◆ **ENTRIES SHOWN**
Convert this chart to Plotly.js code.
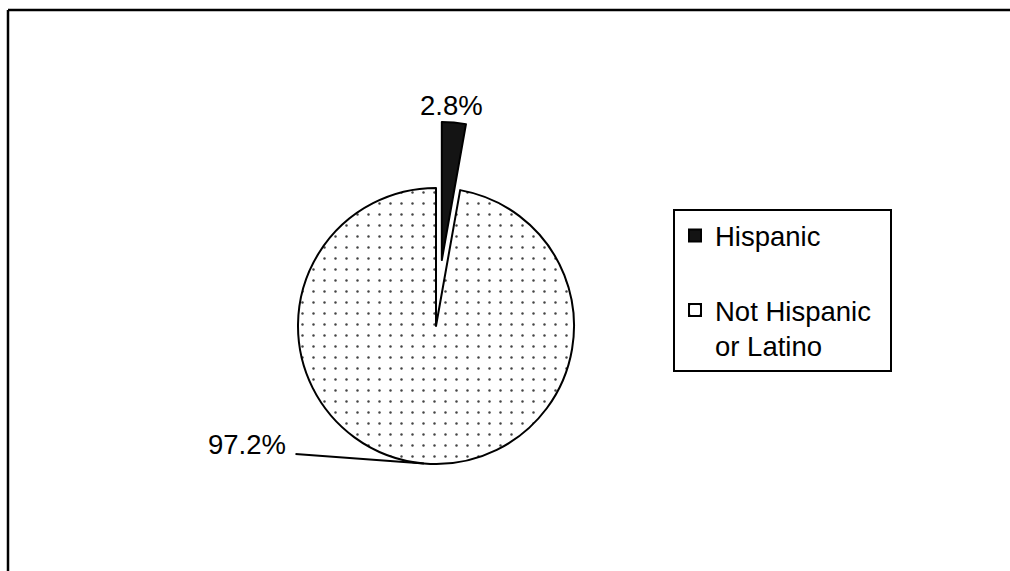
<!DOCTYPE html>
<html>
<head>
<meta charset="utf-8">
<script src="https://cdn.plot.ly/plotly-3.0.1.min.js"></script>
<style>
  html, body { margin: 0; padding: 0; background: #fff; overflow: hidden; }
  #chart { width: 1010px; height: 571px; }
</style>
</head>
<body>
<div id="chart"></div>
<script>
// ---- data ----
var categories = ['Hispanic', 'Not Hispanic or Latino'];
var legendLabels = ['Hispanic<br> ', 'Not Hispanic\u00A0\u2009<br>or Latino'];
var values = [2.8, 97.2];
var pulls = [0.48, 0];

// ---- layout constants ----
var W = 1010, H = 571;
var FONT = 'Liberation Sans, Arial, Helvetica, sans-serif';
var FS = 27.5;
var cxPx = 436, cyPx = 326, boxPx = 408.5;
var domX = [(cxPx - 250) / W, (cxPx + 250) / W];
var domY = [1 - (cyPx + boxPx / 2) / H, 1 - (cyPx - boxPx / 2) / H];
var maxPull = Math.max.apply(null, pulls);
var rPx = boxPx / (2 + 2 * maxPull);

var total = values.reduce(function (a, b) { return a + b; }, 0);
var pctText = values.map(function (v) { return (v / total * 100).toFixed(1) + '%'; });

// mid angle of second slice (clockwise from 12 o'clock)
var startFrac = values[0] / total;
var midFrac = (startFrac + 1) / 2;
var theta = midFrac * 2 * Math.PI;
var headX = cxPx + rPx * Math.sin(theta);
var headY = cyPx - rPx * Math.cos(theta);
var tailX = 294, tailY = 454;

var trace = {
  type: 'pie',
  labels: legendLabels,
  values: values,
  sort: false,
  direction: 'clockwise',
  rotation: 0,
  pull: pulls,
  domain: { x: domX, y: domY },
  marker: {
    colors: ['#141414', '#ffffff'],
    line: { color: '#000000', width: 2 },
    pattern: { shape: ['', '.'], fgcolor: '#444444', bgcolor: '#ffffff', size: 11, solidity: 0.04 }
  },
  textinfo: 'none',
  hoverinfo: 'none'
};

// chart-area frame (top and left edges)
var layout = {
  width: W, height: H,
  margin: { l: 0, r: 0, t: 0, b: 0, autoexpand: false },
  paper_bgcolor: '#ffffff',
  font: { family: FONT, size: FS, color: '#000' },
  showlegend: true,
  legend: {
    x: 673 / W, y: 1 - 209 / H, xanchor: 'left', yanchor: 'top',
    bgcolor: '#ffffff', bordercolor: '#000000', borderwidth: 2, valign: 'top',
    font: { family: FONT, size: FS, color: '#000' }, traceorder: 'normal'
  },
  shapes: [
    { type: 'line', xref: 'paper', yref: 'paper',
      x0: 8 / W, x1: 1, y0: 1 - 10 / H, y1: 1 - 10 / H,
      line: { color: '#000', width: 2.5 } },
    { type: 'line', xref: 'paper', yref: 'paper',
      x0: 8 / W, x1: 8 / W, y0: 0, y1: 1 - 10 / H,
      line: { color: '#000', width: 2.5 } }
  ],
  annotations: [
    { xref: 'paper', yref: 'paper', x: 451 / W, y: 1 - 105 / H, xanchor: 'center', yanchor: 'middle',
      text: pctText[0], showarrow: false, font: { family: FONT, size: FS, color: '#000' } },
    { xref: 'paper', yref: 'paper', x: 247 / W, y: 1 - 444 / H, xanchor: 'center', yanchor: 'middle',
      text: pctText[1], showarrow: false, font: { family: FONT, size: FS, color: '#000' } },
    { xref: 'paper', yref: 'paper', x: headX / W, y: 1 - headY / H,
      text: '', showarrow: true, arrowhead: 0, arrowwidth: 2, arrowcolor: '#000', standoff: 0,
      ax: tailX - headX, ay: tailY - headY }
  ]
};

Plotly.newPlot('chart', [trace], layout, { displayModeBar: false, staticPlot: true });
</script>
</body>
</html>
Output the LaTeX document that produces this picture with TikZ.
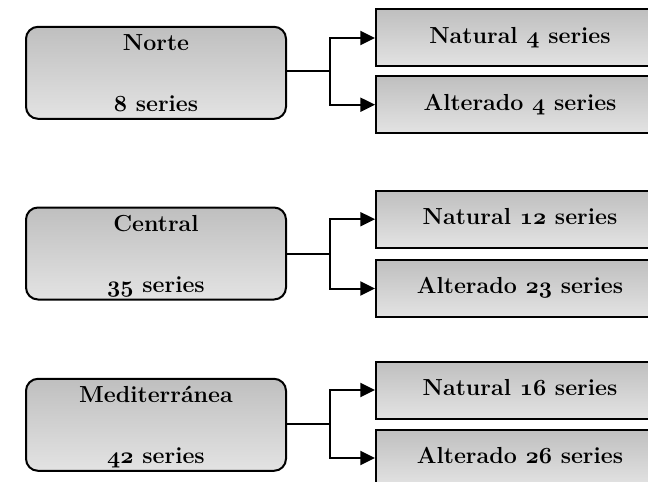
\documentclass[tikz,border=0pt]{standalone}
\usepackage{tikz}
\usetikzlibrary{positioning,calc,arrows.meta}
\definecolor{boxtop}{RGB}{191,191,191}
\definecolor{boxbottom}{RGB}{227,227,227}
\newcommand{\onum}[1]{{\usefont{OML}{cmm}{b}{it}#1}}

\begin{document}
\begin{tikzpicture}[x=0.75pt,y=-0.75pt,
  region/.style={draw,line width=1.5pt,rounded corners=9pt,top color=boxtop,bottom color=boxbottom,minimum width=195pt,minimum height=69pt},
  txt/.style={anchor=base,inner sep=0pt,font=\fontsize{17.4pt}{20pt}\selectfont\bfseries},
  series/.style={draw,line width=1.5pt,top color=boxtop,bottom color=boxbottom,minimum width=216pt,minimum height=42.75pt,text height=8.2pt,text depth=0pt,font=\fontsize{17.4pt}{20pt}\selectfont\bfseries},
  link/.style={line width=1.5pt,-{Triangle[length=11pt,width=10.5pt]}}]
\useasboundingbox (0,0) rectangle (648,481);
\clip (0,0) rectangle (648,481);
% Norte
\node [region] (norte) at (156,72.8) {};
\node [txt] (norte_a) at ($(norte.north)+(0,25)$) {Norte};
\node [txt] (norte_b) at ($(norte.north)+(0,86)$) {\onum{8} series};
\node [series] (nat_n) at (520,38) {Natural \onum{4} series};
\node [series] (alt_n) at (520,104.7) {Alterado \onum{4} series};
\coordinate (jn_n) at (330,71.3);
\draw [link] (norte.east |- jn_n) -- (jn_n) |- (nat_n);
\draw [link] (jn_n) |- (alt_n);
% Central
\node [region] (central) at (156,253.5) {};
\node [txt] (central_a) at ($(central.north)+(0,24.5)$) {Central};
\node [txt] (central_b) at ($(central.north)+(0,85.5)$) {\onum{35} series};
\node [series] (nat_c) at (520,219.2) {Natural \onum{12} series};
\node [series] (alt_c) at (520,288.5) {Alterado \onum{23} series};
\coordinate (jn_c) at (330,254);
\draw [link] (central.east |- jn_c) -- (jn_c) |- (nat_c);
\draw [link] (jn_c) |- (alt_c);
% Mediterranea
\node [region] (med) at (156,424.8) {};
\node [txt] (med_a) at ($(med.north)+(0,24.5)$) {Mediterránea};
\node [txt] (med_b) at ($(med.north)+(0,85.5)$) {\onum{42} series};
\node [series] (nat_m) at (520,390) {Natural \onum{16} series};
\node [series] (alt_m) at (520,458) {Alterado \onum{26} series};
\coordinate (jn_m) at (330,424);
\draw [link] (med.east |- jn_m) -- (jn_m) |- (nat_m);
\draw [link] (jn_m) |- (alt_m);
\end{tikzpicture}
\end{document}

◆ **EXERCISE BRIEF**
Copy each line of the records precisely and drop any images they hold.

◆ **WRITTEN RESPONSE**
Convert this chart to Plotly.js code.
<!DOCTYPE html>
<html>
<head>
<meta charset="utf-8">
<script src="https://cdn.plot.ly/plotly-3.0.1.min.js"></script>
<style>
  html, body { margin: 0; padding: 0; background: #fff; overflow: hidden; }
  #chart { width: 1010px; height: 571px; }
</style>
</head>
<body>
<div id="chart"></div>
<script>
// ---- data ----
var categories = ['Hispanic', 'Not Hispanic or Latino'];
var legendLabels = ['Hispanic<br> ', 'Not Hispanic\u00A0\u2009<br>or Latino'];
var values = [2.8, 97.2];
var pulls = [0.48, 0];

// ---- layout constants ----
var W = 1010, H = 571;
var FONT = 'Liberation Sans, Arial, Helvetica, sans-serif';
var FS = 27.5;
var cxPx = 436, cyPx = 326, boxPx = 408.5;
var domX = [(cxPx - 250) / W, (cxPx + 250) / W];
var domY = [1 - (cyPx + boxPx / 2) / H, 1 - (cyPx - boxPx / 2) / H];
var maxPull = Math.max.apply(null, pulls);
var rPx = boxPx / (2 + 2 * maxPull);

var total = values.reduce(function (a, b) { return a + b; }, 0);
var pctText = values.map(function (v) { return (v / total * 100).toFixed(1) + '%'; });

// mid angle of second slice (clockwise from 12 o'clock)
var startFrac = values[0] / total;
var midFrac = (startFrac + 1) / 2;
var theta = midFrac * 2 * Math.PI;
var headX = cxPx + rPx * Math.sin(theta);
var headY = cyPx - rPx * Math.cos(theta);
var tailX = 294, tailY = 454;

var trace = {
  type: 'pie',
  labels: legendLabels,
  values: values,
  sort: false,
  direction: 'clockwise',
  rotation: 0,
  pull: pulls,
  domain: { x: domX, y: domY },
  marker: {
    colors: ['#141414', '#ffffff'],
    line: { color: '#000000', width: 2 },
    pattern: { shape: ['', '.'], fgcolor: '#444444', bgcolor: '#ffffff', size: 11, solidity: 0.04 }
  },
  textinfo: 'none',
  hoverinfo: 'none'
};

// chart-area frame (top and left edges)
var layout = {
  width: W, height: H,
  margin: { l: 0, r: 0, t: 0, b: 0, autoexpand: false },
  paper_bgcolor: '#ffffff',
  font: { family: FONT, size: FS, color: '#000' },
  showlegend: true,
  legend: {
    x: 673 / W, y: 1 - 209 / H, xanchor: 'left', yanchor: 'top',
    bgcolor: '#ffffff', bordercolor: '#000000', borderwidth: 2, valign: 'top',
    font: { family: FONT, size: FS, color: '#000' }, traceorder: 'normal'
  },
  shapes: [
    { type: 'line', xref: 'paper', yref: 'paper',
      x0: 8 / W, x1: 1, y0: 1 - 10 / H, y1: 1 - 10 / H,
      line: { color: '#000', width: 2.5 } },
    { type: 'line', xref: 'paper', yref: 'paper',
      x0: 8 / W, x1: 8 / W, y0: 0, y1: 1 - 10 / H,
      line: { color: '#000', width: 2.5 } }
  ],
  annotations: [
    { xref: 'paper', yref: 'paper', x: 451 / W, y: 1 - 105 / H, xanchor: 'center', yanchor: 'middle',
      text: pctText[0], showarrow: false, font: { family: FONT, size: FS, color: '#000' } },
    { xref: 'paper', yref: 'paper', x: 247 / W, y: 1 - 444 / H, xanchor: 'center', yanchor: 'middle',
      text: pctText[1], showarrow: false, font: { family: FONT, size: FS, color: '#000' } },
    { xref: 'paper', yref: 'paper', x: headX / W, y: 1 - headY / H,
      text: '', showarrow: true, arrowhead: 0, arrowwidth: 2, arrowcolor: '#000', standoff: 0,
      ax: tailX - headX, ay: tailY - headY }
  ]
};

Plotly.newPlot('chart', [trace], layout, { displayModeBar: false, staticPlot: true });
</script>
</body>
</html>
Output the LaTeX document that produces this picture with TikZ.
\documentclass[tikz,border=0pt]{standalone}
\usepackage{tikz}
\usetikzlibrary{positioning,calc,arrows.meta}
\definecolor{boxtop}{RGB}{191,191,191}
\definecolor{boxbottom}{RGB}{227,227,227}
\newcommand{\onum}[1]{{\usefont{OML}{cmm}{b}{it}#1}}

\begin{document}
\begin{tikzpicture}[x=0.75pt,y=-0.75pt,
  region/.style={draw,line width=1.5pt,rounded corners=9pt,top color=boxtop,bottom color=boxbottom,minimum width=195pt,minimum height=69pt},
  txt/.style={anchor=base,inner sep=0pt,font=\fontsize{17.4pt}{20pt}\selectfont\bfseries},
  series/.style={draw,line width=1.5pt,top color=boxtop,bottom color=boxbottom,minimum width=216pt,minimum height=42.75pt,text height=8.2pt,text depth=0pt,font=\fontsize{17.4pt}{20pt}\selectfont\bfseries},
  link/.style={line width=1.5pt,-{Triangle[length=11pt,width=10.5pt]}}]
\useasboundingbox (0,0) rectangle (648,481);
\clip (0,0) rectangle (648,481);
% Norte
\node [region] (norte) at (156,72.8) {};
\node [txt] (norte_a) at ($(norte.north)+(0,25)$) {Norte};
\node [txt] (norte_b) at ($(norte.north)+(0,86)$) {\onum{8} series};
\node [series] (nat_n) at (520,38) {Natural \onum{4} series};
\node [series] (alt_n) at (520,104.7) {Alterado \onum{4} series};
\coordinate (jn_n) at (330,71.3);
\draw [link] (norte.east |- jn_n) -- (jn_n) |- (nat_n);
\draw [link] (jn_n) |- (alt_n);
% Central
\node [region] (central) at (156,253.5) {};
\node [txt] (central_a) at ($(central.north)+(0,24.5)$) {Central};
\node [txt] (central_b) at ($(central.north)+(0,85.5)$) {\onum{35} series};
\node [series] (nat_c) at (520,219.2) {Natural \onum{12} series};
\node [series] (alt_c) at (520,288.5) {Alterado \onum{23} series};
\coordinate (jn_c) at (330,254);
\draw [link] (central.east |- jn_c) -- (jn_c) |- (nat_c);
\draw [link] (jn_c) |- (alt_c);
% Mediterranea
\node [region] (med) at (156,424.8) {};
\node [txt] (med_a) at ($(med.north)+(0,24.5)$) {Mediterránea};
\node [txt] (med_b) at ($(med.north)+(0,85.5)$) {\onum{42} series};
\node [series] (nat_m) at (520,390) {Natural \onum{16} series};
\node [series] (alt_m) at (520,458) {Alterado \onum{26} series};
\coordinate (jn_m) at (330,424);
\draw [link] (med.east |- jn_m) -- (jn_m) |- (nat_m);
\draw [link] (jn_m) |- (alt_m);
\end{tikzpicture}
\end{document}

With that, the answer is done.